As it occurred to anyone they hooked it up to a horrible transmission because it is a only slightly better engine and having the transmission blown before the engine covers up the additional horrible design? Has it ever been hooked up to a decent transmission to find out if it sucks?
Trust no one
Frankly if it doesn’t come in a color spectrum from no color to all color it isn’t special. Have women taken over car colors where there is 50 shades of grey knowing men see 1 just to torture us?
Man I love that Lexus V8 so F-ing much…
I’ve always lusted after one of these but they’re really expensive for what they are and basically all they have is the V8. They’re meant to compete with the M340i/S5/C43/etc. variants but by the time Toyota’s stupid allocation system gets them to dealerships they’re 70 grand before markups. They’re a much harder sell when they cost as much as a base M3, and they’re basically the same price as a CT4V BW.
Those cars are weapons on a track. An IS500 can’t be tracked in stock form. For most people that doesn’t matter, but for me it does. At the end of the day it just comes down to how much you care about the engine, because that’s what you’re paying for here. The sedan that happens to be around it is a decade old…as is the transmission it’s hooked up to.
Is the engine so good that it can stand on its own? That’s subjective and depends on the buyer…but it’s undoubtedly a pretty special motor and its days are numbered. It’s also literally the only way to get a naturally aspirated V8 in a new sedan in 2025. So if all you care about is *Clarkson impersonating an American voice* the V8 motor, and $70,000 is chump change for you, I’d say go for it.
It’s also as good of an investment as a relatively normal car can be, because these things do not and will not depreciate. Nice 10 year old GSFs are still selling for 60 grand or more. A 2022 IS500 with 50,000 miles on it is still worth 50 grand. Trust me, I keep an eye on them. I’m personally not willing to part with that much money for what’s effectively a cruiser, but if you are you have my utmost respect.
But remember to set aside a couple grand for a nice exhaust. The stock setup on these is criminal and so quiet that they rely on pumped in audio. Let this elegant beast of an engine sing you and everyone in a one block radius the song of its people as god intended.
The transmission in these cars is what kills them. They suck ass, like horrible, for any sort of spirited driving. Worse than the 2008 ISF due to tuning.

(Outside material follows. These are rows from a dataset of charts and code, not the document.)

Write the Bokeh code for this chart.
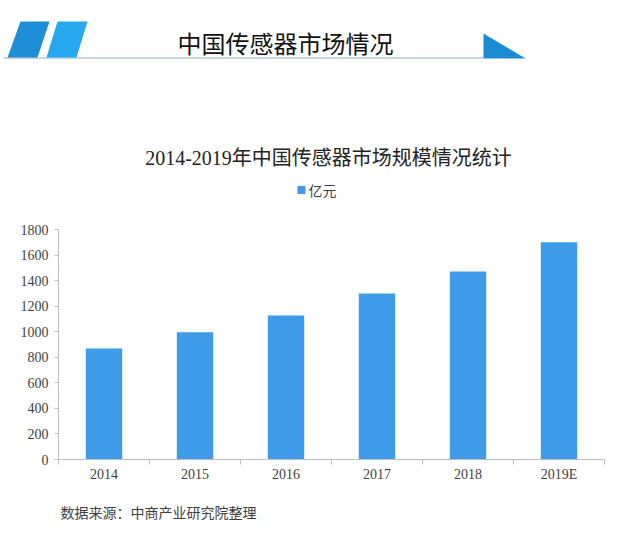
from bokeh.plotting import figure
from bokeh.layouts import column
from bokeh.models import Range1d, LinearAxis, FixedTicker, ColumnDataSource
from bokeh.core.properties import value
from bokeh.embed import file_html
from bokeh.resources import INLINE

# ---- data ----
years = ["2014", "2015", "2016", "2017", "2018", "2019E"]
market_size = [868, 995, 1126, 1300, 1472, 1700]
y_ticks = [0, 200, 400, 600, 800, 1000, 1200, 1400, 1600, 1800]
series_name = "亿元"
header_title = "中国传感器市场情况"
chart_title = "2014-2019年中国传感器市场规模情况统计"
source_note = "数据来源：中商产业研究院整理"

# ---- layout constants ----
W = 630
TOP_H, MAIN_H, BOT_H = 200, 290, 47
FL, FR, FT, FB = 58, 604, 229, 459          # plot frame in page pixels
BAR = "#3d9be9"
AXIS = "#bfbfbf"
TXT = "#3f3f3f"
SERIF = "Liberation Serif"
MIX = "'Liberation Serif', 'Noto Sans CJK SC'"
SANS_CJK = "Noto Sans CJK SC"


def pixel_fig(h):
    f = figure(width=W, height=h, x_range=Range1d(0, W), y_range=Range1d(h, 0),
               output_backend="svg", toolbar_location=None,
               x_axis_location=None, y_axis_location=None, title=None,
               min_border=0, min_border_left=0, min_border_right=0,
               min_border_top=0, min_border_bottom=0, frame_align=False)
    f.outline_line_color = None
    f.xgrid.visible = False
    f.ygrid.visible = False
    f.background_fill_color = "white"
    f.border_fill_color = "white"
    return f


# ---------- header / titles ----------
top = pixel_fig(TOP_H)
top.patches(xs=[[3, 483, 483, 3], [20, 49, 37, 7], [57, 87, 76, 46], [483, 483, 525]],
            ys=[[56.8, 56.8, 58.2, 58.2], [21, 21, 57, 57], [21, 21, 57, 57], [33, 58, 58]],
            fill_color=["#b5c8da", "#1e8fd6", "#25a8ee", "#1b8bd2"], line_color=None)
top.text(x=[285], y=[42], text=[header_title], text_font=value(SANS_CJK),
         text_font_size="24px", text_color="#111111", text_align="center", text_baseline="middle")
top.text(x=[328], y=[157], text=[chart_title], text_font=value(MIX),
         text_font_size="20px", text_color="#222222", text_align="center", text_baseline="middle")
# legend
top.rect(x=[301], y=[189.5], width=8, height=8, fill_color=BAR, line_color=None)
top.text(x=[308], y=[189.5], text=[series_name], text_font=value(SANS_CJK),
         text_font_size="14px", text_color=TXT, text_align="left", text_baseline="middle")

# ---------- main chart ----------
n = len(years)
centers = [i + 0.5 for i in range(n)]
bounds = list(range(n + 1))

p = figure(width=W, height=MAIN_H,
           x_range=Range1d(0, n),
           y_range=Range1d(y_ticks[0], y_ticks[-1]),
           output_backend="svg", toolbar_location=None,
           x_axis_location=None, y_axis_location=None, title=None,
           min_border_left=FL, min_border_right=W - FR,
           min_border_top=FT - TOP_H, min_border_bottom=TOP_H + MAIN_H - FB,
           frame_align=False)
p.outline_line_color = None
p.xgrid.visible = False
p.ygrid.visible = False
p.background_fill_color = "white"
p.border_fill_color = "white"

src = ColumnDataSource(dict(x=centers, value=market_size, year=years))
bars = p.vbar(x="x", top="value", width=0.4, source=src,
              fill_color=BAR, line_color=None)

yax = LinearAxis(ticker=FixedTicker(ticks=y_ticks))
yax.axis_line_color = AXIS
yax.major_tick_line_color = AXIS
yax.major_tick_out = 4
yax.major_tick_in = 0
yax.minor_tick_line_color = None
yax.major_label_text_font = SERIF
yax.major_label_text_font_size = "14px"
yax.major_label_text_color = TXT
yax.major_label_standoff = 6
p.add_layout(yax, "left")

# boundary ticks (Excel style), no labels
tax = LinearAxis(ticker=FixedTicker(ticks=bounds, minor_ticks=[]),
                 major_label_overrides={b: "" for b in bounds})
tax.axis_line_color = AXIS
tax.major_tick_line_color = AXIS
tax.major_tick_out = 5
tax.major_tick_in = 0
tax.minor_tick_line_color = None
tax.major_label_text_font_size = "1px"
tax.major_label_standoff = 0
p.add_layout(tax, "below")

# category labels
cax = LinearAxis(ticker=FixedTicker(ticks=centers, minor_ticks=[]),
                 major_label_overrides={c: y for c, y in zip(centers, years)})
cax.axis_line_color = None
cax.major_tick_line_color = None
cax.minor_tick_line_color = None
cax.major_tick_out = 0
cax.major_tick_in = 0
cax.major_label_text_font = SERIF
cax.major_label_text_font_size = "14px"
cax.major_label_text_color = TXT
cax.major_label_standoff = 2
p.add_layout(cax, "below")

# ---------- footer ----------
bot = pixel_fig(BOT_H)
bot.text(x=[60], y=[511 - TOP_H - MAIN_H], text=[source_note], text_font=value(SANS_CJK),
         text_font_size="14px", text_color="#404040", text_align="left", text_baseline="middle")

layout = column(top, p, bot, spacing=0)
open("out.html", "w").write(file_html(layout, INLINE))
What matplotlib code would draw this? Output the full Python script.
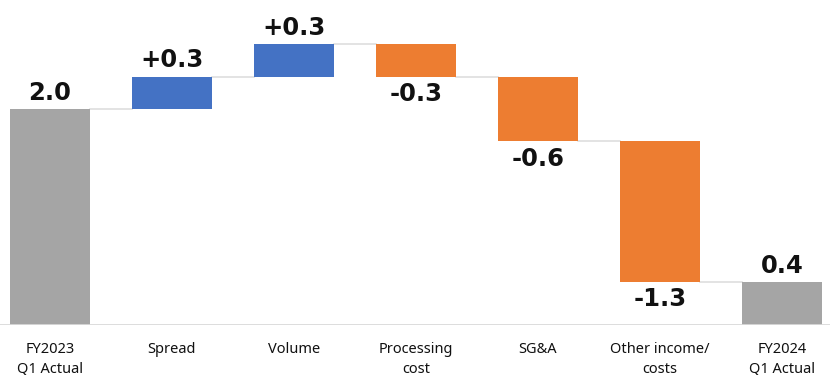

I’ve read that it gets a little better once you get some heat into it and let it do its own shifting in the transmission’s sport mode…but even so, a ZF8 it is not, and if you want to row your own the Blackwing and M3 let you do it…hell if you can put up with front wheel drive and a 4 popper then you can save some money and get an Integra Type S, but I’d imagine that there are close to 0 people cross shopping an IS500 and an ITS.
“It’s also literally the only way to get a naturally aspirated V8 in a new sedan in 2025.“
Insanely depressing stat
It’s a real bummer
I can’t give a crap about nearly any electronic gauge out there, but the LF-A and IS-F/GS-F/ RC-F gauge cluster? Those were actually well done. They’re cool.
20+ years from now it’ll be interesting to see who repairs them, but they’re neat.
Sad to see it go, but more upset that that beautiful engine was stuck mated to the horrible IS, while the GS500 was axed (and for that matter the entire GS line).
Lexus GS was the best sedan no one bought.
Everything you needed, nothing you didn’t.